- INSTRUCTIONS FOR THE TASK -
Extract, in full, the lines below, beginning at the first and ending with the line that contains "from bokeh.resources import INLINE". Pictures do not belong in the copy.
····················
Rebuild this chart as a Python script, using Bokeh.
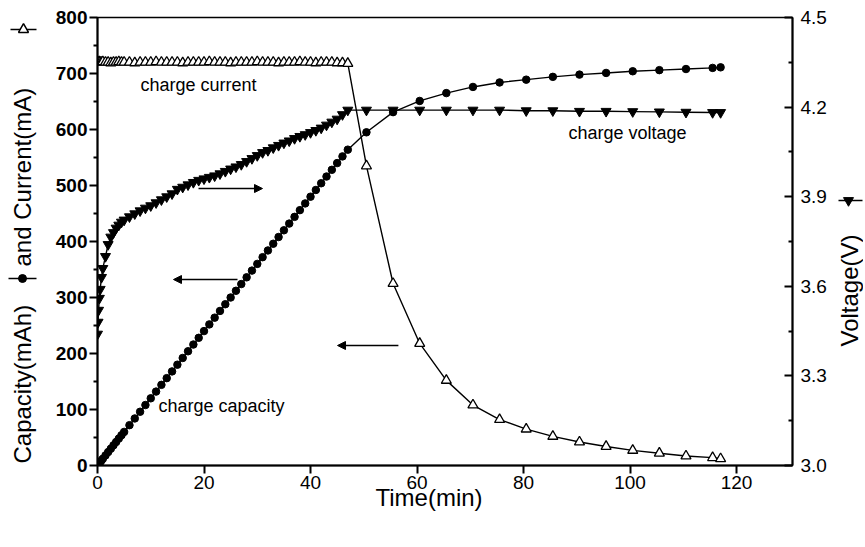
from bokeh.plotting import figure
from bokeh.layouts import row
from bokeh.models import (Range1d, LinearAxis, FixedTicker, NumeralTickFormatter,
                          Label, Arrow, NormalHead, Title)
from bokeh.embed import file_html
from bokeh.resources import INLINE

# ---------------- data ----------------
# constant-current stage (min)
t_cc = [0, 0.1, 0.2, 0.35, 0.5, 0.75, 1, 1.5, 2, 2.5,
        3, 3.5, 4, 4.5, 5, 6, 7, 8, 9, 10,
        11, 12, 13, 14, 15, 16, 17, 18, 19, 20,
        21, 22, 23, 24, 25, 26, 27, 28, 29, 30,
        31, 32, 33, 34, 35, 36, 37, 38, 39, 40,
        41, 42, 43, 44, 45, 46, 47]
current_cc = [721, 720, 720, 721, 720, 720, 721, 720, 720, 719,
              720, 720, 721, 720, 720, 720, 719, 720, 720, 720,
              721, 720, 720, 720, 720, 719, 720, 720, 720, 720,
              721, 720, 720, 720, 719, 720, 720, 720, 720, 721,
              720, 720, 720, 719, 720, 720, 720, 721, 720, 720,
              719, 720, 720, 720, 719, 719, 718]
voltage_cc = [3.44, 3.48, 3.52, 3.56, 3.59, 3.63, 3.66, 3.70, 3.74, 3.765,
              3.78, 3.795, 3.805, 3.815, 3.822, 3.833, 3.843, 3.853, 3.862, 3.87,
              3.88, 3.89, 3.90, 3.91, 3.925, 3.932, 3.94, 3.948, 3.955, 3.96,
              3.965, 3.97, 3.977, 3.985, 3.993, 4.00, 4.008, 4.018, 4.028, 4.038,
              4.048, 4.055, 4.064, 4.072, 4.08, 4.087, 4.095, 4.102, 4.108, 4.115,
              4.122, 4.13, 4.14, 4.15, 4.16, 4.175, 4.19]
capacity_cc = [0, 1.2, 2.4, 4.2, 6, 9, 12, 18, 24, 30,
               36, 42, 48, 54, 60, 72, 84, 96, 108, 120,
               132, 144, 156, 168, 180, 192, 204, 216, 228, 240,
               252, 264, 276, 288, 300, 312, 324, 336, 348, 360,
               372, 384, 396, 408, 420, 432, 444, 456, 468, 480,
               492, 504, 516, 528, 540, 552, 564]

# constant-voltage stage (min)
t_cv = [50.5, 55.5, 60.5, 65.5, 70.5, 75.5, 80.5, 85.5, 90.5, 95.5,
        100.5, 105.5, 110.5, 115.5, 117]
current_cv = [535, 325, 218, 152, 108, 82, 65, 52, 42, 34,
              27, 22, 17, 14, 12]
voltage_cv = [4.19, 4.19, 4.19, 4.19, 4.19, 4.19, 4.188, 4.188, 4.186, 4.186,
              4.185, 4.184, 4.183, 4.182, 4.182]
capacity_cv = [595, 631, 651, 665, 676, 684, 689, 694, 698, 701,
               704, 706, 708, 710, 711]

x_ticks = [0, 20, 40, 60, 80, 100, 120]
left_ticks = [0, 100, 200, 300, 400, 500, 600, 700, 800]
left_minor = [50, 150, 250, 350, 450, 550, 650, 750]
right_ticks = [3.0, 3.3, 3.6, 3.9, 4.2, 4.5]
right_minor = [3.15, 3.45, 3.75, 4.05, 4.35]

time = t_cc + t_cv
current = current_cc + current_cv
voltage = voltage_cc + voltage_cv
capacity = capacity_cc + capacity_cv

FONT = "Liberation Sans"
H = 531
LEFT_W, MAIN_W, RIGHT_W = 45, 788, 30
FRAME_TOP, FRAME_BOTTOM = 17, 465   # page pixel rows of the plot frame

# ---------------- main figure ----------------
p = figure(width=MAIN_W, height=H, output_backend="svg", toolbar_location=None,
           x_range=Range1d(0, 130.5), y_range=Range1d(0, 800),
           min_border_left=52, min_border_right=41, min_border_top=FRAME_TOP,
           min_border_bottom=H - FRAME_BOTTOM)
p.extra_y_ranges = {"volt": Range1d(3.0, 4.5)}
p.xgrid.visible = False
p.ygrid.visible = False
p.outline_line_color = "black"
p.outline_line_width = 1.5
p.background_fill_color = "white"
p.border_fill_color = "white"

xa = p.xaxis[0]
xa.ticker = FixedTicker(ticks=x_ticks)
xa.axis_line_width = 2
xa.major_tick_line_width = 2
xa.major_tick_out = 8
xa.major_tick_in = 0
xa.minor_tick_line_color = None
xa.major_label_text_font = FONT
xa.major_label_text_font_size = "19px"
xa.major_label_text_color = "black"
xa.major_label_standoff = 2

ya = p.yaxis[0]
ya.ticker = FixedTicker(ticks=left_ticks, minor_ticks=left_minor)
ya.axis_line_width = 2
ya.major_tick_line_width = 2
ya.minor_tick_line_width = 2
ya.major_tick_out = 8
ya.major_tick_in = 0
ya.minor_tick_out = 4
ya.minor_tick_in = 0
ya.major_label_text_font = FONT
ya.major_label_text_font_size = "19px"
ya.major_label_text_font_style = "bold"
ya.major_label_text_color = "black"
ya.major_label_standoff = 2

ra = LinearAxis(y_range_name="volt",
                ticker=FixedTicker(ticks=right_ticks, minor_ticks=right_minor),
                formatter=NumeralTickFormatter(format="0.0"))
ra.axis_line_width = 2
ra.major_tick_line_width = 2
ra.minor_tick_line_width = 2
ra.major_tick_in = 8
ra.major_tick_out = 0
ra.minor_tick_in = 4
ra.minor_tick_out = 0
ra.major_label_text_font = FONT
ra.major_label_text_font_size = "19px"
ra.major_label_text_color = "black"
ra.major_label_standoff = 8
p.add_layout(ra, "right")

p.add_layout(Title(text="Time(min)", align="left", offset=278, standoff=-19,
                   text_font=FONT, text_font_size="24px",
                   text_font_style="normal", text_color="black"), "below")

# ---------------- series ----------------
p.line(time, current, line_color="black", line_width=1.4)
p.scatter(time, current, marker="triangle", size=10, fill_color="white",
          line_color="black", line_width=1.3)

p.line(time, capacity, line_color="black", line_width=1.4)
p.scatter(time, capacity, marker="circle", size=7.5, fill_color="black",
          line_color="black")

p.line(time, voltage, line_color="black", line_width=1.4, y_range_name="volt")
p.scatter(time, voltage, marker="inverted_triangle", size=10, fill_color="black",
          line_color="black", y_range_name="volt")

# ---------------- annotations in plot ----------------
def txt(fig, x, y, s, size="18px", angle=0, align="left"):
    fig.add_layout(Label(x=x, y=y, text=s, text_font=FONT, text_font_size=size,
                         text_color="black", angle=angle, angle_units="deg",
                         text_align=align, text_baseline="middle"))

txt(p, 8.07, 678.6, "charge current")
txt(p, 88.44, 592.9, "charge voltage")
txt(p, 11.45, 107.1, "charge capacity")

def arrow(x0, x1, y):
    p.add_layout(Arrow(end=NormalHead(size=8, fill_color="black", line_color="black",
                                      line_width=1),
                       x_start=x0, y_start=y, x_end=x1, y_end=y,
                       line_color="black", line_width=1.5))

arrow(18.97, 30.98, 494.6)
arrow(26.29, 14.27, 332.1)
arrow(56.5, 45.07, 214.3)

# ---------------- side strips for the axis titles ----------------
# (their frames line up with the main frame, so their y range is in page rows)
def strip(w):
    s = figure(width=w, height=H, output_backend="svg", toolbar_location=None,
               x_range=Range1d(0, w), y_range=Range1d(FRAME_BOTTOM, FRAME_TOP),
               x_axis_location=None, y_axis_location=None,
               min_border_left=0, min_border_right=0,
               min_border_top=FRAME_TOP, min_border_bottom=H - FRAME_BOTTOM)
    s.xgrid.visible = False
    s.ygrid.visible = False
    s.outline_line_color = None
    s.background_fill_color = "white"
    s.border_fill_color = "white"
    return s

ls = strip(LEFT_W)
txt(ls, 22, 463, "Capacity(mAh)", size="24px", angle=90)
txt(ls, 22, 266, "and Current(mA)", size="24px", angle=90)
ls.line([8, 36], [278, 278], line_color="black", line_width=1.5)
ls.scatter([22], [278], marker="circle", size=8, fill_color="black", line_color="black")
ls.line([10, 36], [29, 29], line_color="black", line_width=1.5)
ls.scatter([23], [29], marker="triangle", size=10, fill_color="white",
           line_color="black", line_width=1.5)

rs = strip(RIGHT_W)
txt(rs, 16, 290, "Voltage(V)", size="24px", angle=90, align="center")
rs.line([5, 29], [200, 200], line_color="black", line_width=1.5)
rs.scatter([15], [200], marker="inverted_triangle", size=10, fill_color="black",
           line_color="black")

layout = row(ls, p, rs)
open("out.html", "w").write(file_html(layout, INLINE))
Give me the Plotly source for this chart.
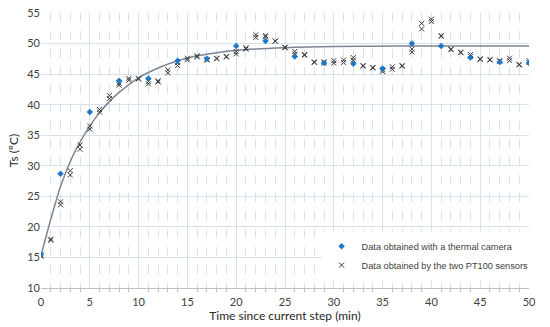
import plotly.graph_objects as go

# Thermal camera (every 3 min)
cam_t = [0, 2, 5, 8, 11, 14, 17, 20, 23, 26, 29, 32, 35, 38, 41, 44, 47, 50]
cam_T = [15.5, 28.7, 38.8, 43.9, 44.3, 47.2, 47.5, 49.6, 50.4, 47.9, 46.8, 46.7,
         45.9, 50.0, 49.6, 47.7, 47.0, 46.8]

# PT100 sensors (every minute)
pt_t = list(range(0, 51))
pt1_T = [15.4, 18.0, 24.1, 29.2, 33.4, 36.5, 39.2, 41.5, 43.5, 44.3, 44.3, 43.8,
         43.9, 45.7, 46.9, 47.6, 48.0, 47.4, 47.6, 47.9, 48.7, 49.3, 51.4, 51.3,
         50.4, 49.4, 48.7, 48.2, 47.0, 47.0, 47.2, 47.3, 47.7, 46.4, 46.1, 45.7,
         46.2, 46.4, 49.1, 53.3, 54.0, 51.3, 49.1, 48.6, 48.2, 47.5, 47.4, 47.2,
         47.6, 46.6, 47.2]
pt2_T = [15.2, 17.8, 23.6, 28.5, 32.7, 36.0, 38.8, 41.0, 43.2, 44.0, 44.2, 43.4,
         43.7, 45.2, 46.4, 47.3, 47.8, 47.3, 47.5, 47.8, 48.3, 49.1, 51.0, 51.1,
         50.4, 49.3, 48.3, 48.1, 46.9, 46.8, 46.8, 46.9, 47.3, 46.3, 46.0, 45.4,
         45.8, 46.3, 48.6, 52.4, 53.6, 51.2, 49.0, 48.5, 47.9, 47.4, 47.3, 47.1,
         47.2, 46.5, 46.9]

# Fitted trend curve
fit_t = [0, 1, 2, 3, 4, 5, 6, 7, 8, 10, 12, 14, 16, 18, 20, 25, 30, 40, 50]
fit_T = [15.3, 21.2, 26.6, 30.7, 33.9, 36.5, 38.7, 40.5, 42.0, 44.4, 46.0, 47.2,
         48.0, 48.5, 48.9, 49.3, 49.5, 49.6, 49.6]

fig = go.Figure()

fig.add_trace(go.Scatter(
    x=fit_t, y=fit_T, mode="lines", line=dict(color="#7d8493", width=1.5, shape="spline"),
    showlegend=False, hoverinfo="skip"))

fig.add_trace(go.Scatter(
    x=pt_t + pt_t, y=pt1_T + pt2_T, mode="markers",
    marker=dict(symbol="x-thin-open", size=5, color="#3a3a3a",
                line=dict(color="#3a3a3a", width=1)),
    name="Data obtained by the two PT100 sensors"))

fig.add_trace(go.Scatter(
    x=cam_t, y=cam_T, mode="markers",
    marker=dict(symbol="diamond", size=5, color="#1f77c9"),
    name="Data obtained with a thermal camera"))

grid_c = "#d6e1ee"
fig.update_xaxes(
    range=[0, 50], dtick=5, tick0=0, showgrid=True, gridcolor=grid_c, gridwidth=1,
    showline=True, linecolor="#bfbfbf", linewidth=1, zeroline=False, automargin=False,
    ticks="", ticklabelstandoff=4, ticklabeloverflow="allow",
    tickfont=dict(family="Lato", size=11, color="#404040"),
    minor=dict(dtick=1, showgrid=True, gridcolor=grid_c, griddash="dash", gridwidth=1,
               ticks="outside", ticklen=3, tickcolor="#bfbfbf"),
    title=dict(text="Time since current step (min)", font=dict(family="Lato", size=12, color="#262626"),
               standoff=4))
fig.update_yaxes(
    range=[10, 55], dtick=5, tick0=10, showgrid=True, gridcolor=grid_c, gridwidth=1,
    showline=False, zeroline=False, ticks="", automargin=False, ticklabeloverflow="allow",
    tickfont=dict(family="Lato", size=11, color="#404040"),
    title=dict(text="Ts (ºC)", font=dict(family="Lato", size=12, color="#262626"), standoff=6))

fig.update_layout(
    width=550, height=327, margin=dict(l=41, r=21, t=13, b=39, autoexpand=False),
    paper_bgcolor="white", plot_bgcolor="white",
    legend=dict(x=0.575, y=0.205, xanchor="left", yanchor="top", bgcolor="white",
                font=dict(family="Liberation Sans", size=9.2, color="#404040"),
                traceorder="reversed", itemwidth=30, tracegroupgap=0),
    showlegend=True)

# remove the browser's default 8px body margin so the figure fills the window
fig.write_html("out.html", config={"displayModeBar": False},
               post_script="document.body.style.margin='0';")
····················
- ANSWER -
Rebuild this chart as a Python script, using Bokeh.
from bokeh.plotting import figure
from bokeh.layouts import row
from bokeh.models import (Range1d, LinearAxis, FixedTicker, NumeralTickFormatter,
                          Label, Arrow, NormalHead, Title)
from bokeh.embed import file_html
from bokeh.resources import INLINE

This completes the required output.